Only some of the works on view could be dated, and those were mostly produced between the 1990s and Knudsen’s death. Presumably, some of the undated ones were much older, but, in the absence of further information, one could get little sense of how the artist’s oeuvre developed over time. However, the resulting sense of near simultaneity turned out to be altogether appropriate, showing Knudsen to be one of those artists with a try-anything-once gusto. I can’t pick out typical pieces—only one-of-a-kind favorites. Among these is an untitled and undated piece painted in uniform tones of gray on an unstretched cruciform support pieced together from silvery plastic wine bags (a glance from the side shows their now-useless nozzles bumping up against the wall). At first one makes out, at the center, a wide, rather threateningly smiling mouth, topped by a pair of eyes looking off to the left. Only gradually might one discern, in the overall field of fluttering brush marks, that this comically menacing face belongs to a spiky-backed fish entering the picture from above.

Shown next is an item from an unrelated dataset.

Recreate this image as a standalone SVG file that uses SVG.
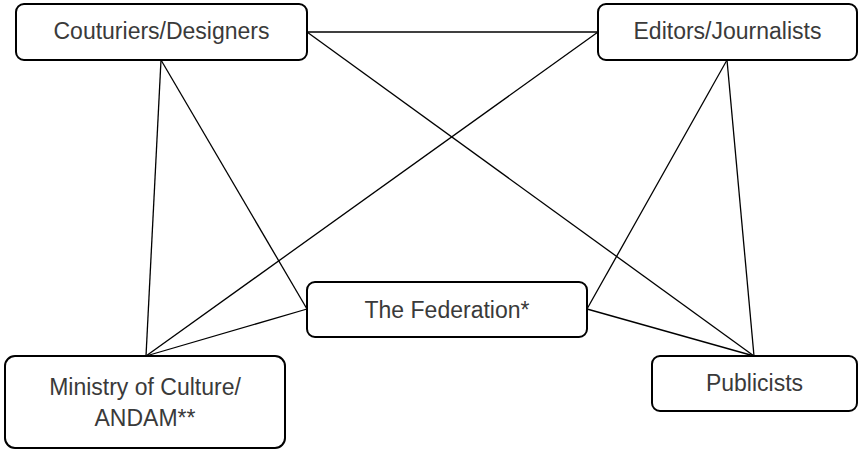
<svg xmlns="http://www.w3.org/2000/svg" width="860" height="451" viewBox="0 0 860 451">
<style>
.node rect{fill:#fff;stroke:#000;stroke-width:2}
.node text{font-family:"Liberation Sans",Arial,sans-serif;font-size:23px;fill:#3a3a3a;text-anchor:middle}
.conn line{stroke:#000;stroke-width:1.3;fill:none}
</style>
<rect width="860" height="451" fill="#fff"/>
<g id="connectors" class="conn">
<line x1="161" y1="60" x2="146" y2="356"/>
<line x1="161" y1="60" x2="307" y2="309"/>
<line x1="307" y1="32" x2="598" y2="32"/>
<line x1="307" y1="32" x2="754" y2="356"/>
<line x1="598" y1="32" x2="146" y2="356"/>
<line x1="727" y1="60" x2="587" y2="309"/>
<line x1="727" y1="60" x2="754" y2="356"/>
<line x1="307" y1="309" x2="146" y2="356"/>
<line x1="587" y1="309" x2="754" y2="356"/>
</g>
<g id="couturiers" class="node"><rect x="16" y="4" width="291" height="56" rx="8"/><text x="161.5" y="39">Couturiers/Designers</text></g>
<g id="editors" class="node"><rect x="598" y="4" width="259" height="56" rx="8"/><text x="727.5" y="39">Editors/Journalists</text></g>
<g id="federation" class="node"><rect x="307" y="282" width="280" height="55" rx="8"/><text x="447" y="318">The Federation*</text></g>
<g id="ministry" class="node"><rect x="5" y="356" width="280" height="92" rx="10"/><text x="145" y="395">Ministry of Culture/</text><text x="145" y="426">ANDAM**</text></g>
<g id="publicists" class="node"><rect x="652" y="356" width="205" height="55" rx="8"/><text x="754.5" y="391">Publicists</text></g>
</svg>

Another of Knudsen’s triumphs of concision is Dyrene sover (The Animals Sleep), 1999, which, despite its title, shows no fauna in its symphony of yellows and blues, just a single, possibly naked man striding, at once off-balance and assertive, through what might be a rocky landscape. The almost total lack of detail makes it hard to say anything definite about what this painting really means to show, but the sheer visual force conveyed by its bluntness of form is undeniable. A related work that reveals a bit more, yet still without quite disclosing its meaning, is Skibet skal sejle i nat (The Ship Must Sail Tonight), 1997. Here, again, the composition is dominated by a male figure, bearded, and this time there is no doubt he is naked—there’s his penis to prove it. He wades through a watery surround with silhouettes of boats in the distance, while a couple of dark plant shapes rise up from the bottom of the canvas as repoussoirs. Throughout the show, images of men were more frequent than women, and often, as here, the man appeared both imposing and vulnerable—at sea, but persevering. In light of how younger women painters have worked in recent years to reclaim the female form, Knudsen’s effort to reinterpret the male body becomes all the more impressive for its relative rarity.